Given instruction:
Write out the data below in full, unchanged, minus the images.

◆ ◆ ◆

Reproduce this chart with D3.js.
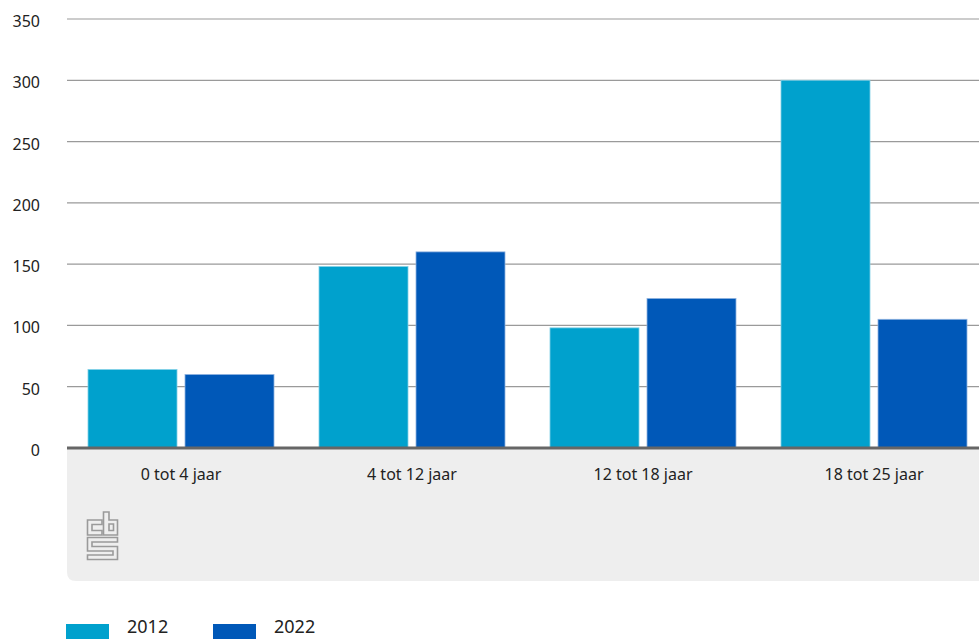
<!DOCTYPE html>
<html>
<head>
<meta charset="utf-8">
<script src="https://cdn.jsdelivr.net/npm/d3@7"></script>
<style>
  html, body { margin: 0; padding: 0; background: #ffffff; }
  svg { display: block; font-family: "Noto Sans", "Open Sans", sans-serif; }
</style>
</head>
<body>
<svg id="chart" width="979" height="639"></svg>
<script>
const categories = ["0 tot 4 jaar", "4 tot 12 jaar", "12 tot 18 jaar", "18 tot 25 jaar"];
const seriesNames = ["2012", "2022"];
const values2012 = [64, 148, 98, 300];
const values2022 = [60, 160, 122, 105];
const yTicks = [0, 50, 100, 150, 200, 250, 300, 350];
const colors = ["#00a1cd", "#0058b8"];

(function () {
const svg = d3.select("#chart");
const W = 979;
const pLeft = 67, pRight = 979, pTop = 19, pBottom = 448;

// category bands (last band runs past the right edge, as in the reference)
const x0 = d3.scaleBand().domain(categories).range([65.5, 989.5]).paddingInner(0).paddingOuter(0);
const x1 = d3.scaleBand().domain(seriesNames).range([22.5, x0.bandwidth() - 22.5]).paddingInner(8 / 97).paddingOuter(0);
const y = d3.scaleLinear().domain([0, 350]).range([pBottom, pTop]);

// gray category area
const gx = pLeft, gy = pBottom + 1, gw = W - pLeft + 20, gh = 581 - gy, r = 9;
svg.append("path")
  .attr("d", `M${gx},${gy} H${gx + gw} V${gy + gh} H${gx + r} Q${gx},${gy + gh} ${gx},${gy + gh - r} Z`)
  .attr("fill", "#eeeeee");

// gridlines
svg.append("g").selectAll("line")
  .data(yTicks.filter(d => d > 0))
  .join("line")
  .attr("x1", pLeft).attr("x2", pRight)
  .attr("y1", d => y(d)).attr("y2", d => y(d))
  .attr("stroke", "#9a9a9a").attr("stroke-width", 1.2);

// y tick labels
svg.append("g").selectAll("text")
  .data(yTicks)
  .join("text")
  .attr("x", 40)
  .attr("y", d => y(d) + 8)
  .attr("text-anchor", "end")
  .attr("font-size", 16)
  .attr("fill", "#222")
  .text(d => d);

// bars
const data = categories.map((c, i) => ({ cat: c, vals: [values2012[i], values2022[i]] }));
const groups = svg.append("g").selectAll("g")
  .data(data)
  .join("g")
  .attr("transform", d => `translate(${x0(d.cat)},0)`);
groups.selectAll("rect")
  .data(d => d.vals.map((v, j) => ({ s: seriesNames[j], v, j })))
  .join("rect")
  .attr("x", d => x1(d.s))
  .attr("y", d => y(d.v))
  .attr("width", x1.bandwidth())
  .attr("height", d => y(0) - y(d.v))
  .attr("fill", d => colors[d.j])
  .attr("stroke", d => d.j === 0 ? "#7fd0e6" : "#8fb3e0")
  .attr("stroke-width", 0.8);

// baseline
svg.append("line")
  .attr("x1", pLeft).attr("x2", pRight)
  .attr("y1", y(0)).attr("y2", y(0))
  .attr("stroke", "#666666").attr("stroke-width", 3);

// x labels
svg.append("g").selectAll("text")
  .data(categories)
  .join("text")
  .attr("x", d => x0(d) + x0.bandwidth() / 2)
  .attr("y", 480)
  .attr("text-anchor", "middle")
  .attr("font-size", 16)
  .attr("fill", "#222")
  .text(d => d);

// cbs logo
const logo = svg.append("g").attr("fill", "none").attr("stroke", "#9a9a9a").attr("stroke-width", 1.6);
logo.append("path").attr("d", "M102,520 H87.5 V535 H102 V530.5 H92 V524.5 H102 Z");
logo.append("path").attr("d", "M103.5,512 H109 V520 H117.5 V535 H103.5 Z");
logo.append("path").attr("d", "M109,524 H113.5 V530.5 H109 Z");
logo.append("path").attr("d", "M87.5,537.5 H117.5 V542 H92 V546.5 H117.5 V559.5 H87.5 V555 H113 V551 H87.5 Z");

// legend
const legend = svg.append("g");
const legX = [66, 213];
seriesNames.forEach((s, i) => {
  legend.append("rect")
    .attr("x", legX[i]).attr("y", 624)
    .attr("width", 43).attr("height", 20)
    .attr("fill", colors[i]);
  legend.append("text")
    .attr("x", legX[i] + 61).attr("y", 633)
    .attr("font-size", 18)
    .attr("fill", "#222")
    .text(s);
});
})();
</script>
</body>
</html>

◆ ◆ ◆

Response:
Reproduce this chart with D3.js.
<!DOCTYPE html>
<html>
<head>
<meta charset="utf-8">
<script src="https://cdn.jsdelivr.net/npm/d3@7"></script>
<style>
  html, body { margin: 0; padding: 0; background: #ffffff; }
  svg { display: block; font-family: "Noto Sans", "Open Sans", sans-serif; }
</style>
</head>
<body>
<svg id="chart" width="979" height="639"></svg>
<script>
const categories = ["0 tot 4 jaar", "4 tot 12 jaar", "12 tot 18 jaar", "18 tot 25 jaar"];
const seriesNames = ["2012", "2022"];
const values2012 = [64, 148, 98, 300];
const values2022 = [60, 160, 122, 105];
const yTicks = [0, 50, 100, 150, 200, 250, 300, 350];
const colors = ["#00a1cd", "#0058b8"];

(function () {
const svg = d3.select("#chart");
const W = 979;
const pLeft = 67, pRight = 979, pTop = 19, pBottom = 448;

// category bands (last band runs past the right edge, as in the reference)
const x0 = d3.scaleBand().domain(categories).range([65.5, 989.5]).paddingInner(0).paddingOuter(0);
const x1 = d3.scaleBand().domain(seriesNames).range([22.5, x0.bandwidth() - 22.5]).paddingInner(8 / 97).paddingOuter(0);
const y = d3.scaleLinear().domain([0, 350]).range([pBottom, pTop]);

// gray category area
const gx = pLeft, gy = pBottom + 1, gw = W - pLeft + 20, gh = 581 - gy, r = 9;
svg.append("path")
  .attr("d", `M${gx},${gy} H${gx + gw} V${gy + gh} H${gx + r} Q${gx},${gy + gh} ${gx},${gy + gh - r} Z`)
  .attr("fill", "#eeeeee");

// gridlines
svg.append("g").selectAll("line")
  .data(yTicks.filter(d => d > 0))
  .join("line")
  .attr("x1", pLeft).attr("x2", pRight)
  .attr("y1", d => y(d)).attr("y2", d => y(d))
  .attr("stroke", "#9a9a9a").attr("stroke-width", 1.2);

// y tick labels
svg.append("g").selectAll("text")
  .data(yTicks)
  .join("text")
  .attr("x", 40)
  .attr("y", d => y(d) + 8)
  .attr("text-anchor", "end")
  .attr("font-size", 16)
  .attr("fill", "#222")
  .text(d => d);

// bars
const data = categories.map((c, i) => ({ cat: c, vals: [values2012[i], values2022[i]] }));
const groups = svg.append("g").selectAll("g")
  .data(data)
  .join("g")
  .attr("transform", d => `translate(${x0(d.cat)},0)`);
groups.selectAll("rect")
  .data(d => d.vals.map((v, j) => ({ s: seriesNames[j], v, j })))
  .join("rect")
  .attr("x", d => x1(d.s))
  .attr("y", d => y(d.v))
  .attr("width", x1.bandwidth())
  .attr("height", d => y(0) - y(d.v))
  .attr("fill", d => colors[d.j])
  .attr("stroke", d => d.j === 0 ? "#7fd0e6" : "#8fb3e0")
  .attr("stroke-width", 0.8);

// baseline
svg.append("line")
  .attr("x1", pLeft).attr("x2", pRight)
  .attr("y1", y(0)).attr("y2", y(0))
  .attr("stroke", "#666666").attr("stroke-width", 3);

// x labels
svg.append("g").selectAll("text")
  .data(categories)
  .join("text")
  .attr("x", d => x0(d) + x0.bandwidth() / 2)
  .attr("y", 480)
  .attr("text-anchor", "middle")
  .attr("font-size", 16)
  .attr("fill", "#222")
  .text(d => d);

// cbs logo
const logo = svg.append("g").attr("fill", "none").attr("stroke", "#9a9a9a").attr("stroke-width", 1.6);
logo.append("path").attr("d", "M102,520 H87.5 V535 H102 V530.5 H92 V524.5 H102 Z");
logo.append("path").attr("d", "M103.5,512 H109 V520 H117.5 V535 H103.5 Z");
logo.append("path").attr("d", "M109,524 H113.5 V530.5 H109 Z");
logo.append("path").attr("d", "M87.5,537.5 H117.5 V542 H92 V546.5 H117.5 V559.5 H87.5 V555 H113 V551 H87.5 Z");

// legend
const legend = svg.append("g");
const legX = [66, 213];
seriesNames.forEach((s, i) => {
  legend.append("rect")
    .attr("x", legX[i]).attr("y", 624)
    .attr("width", 43).attr("height", 20)
    .attr("fill", colors[i]);
  legend.append("text")
    .attr("x", legX[i] + 61).attr("y", 633)
    .attr("font-size", 18)
    .attr("fill", "#222")
    .text(s);
});
})();
</script>
</body>
</html>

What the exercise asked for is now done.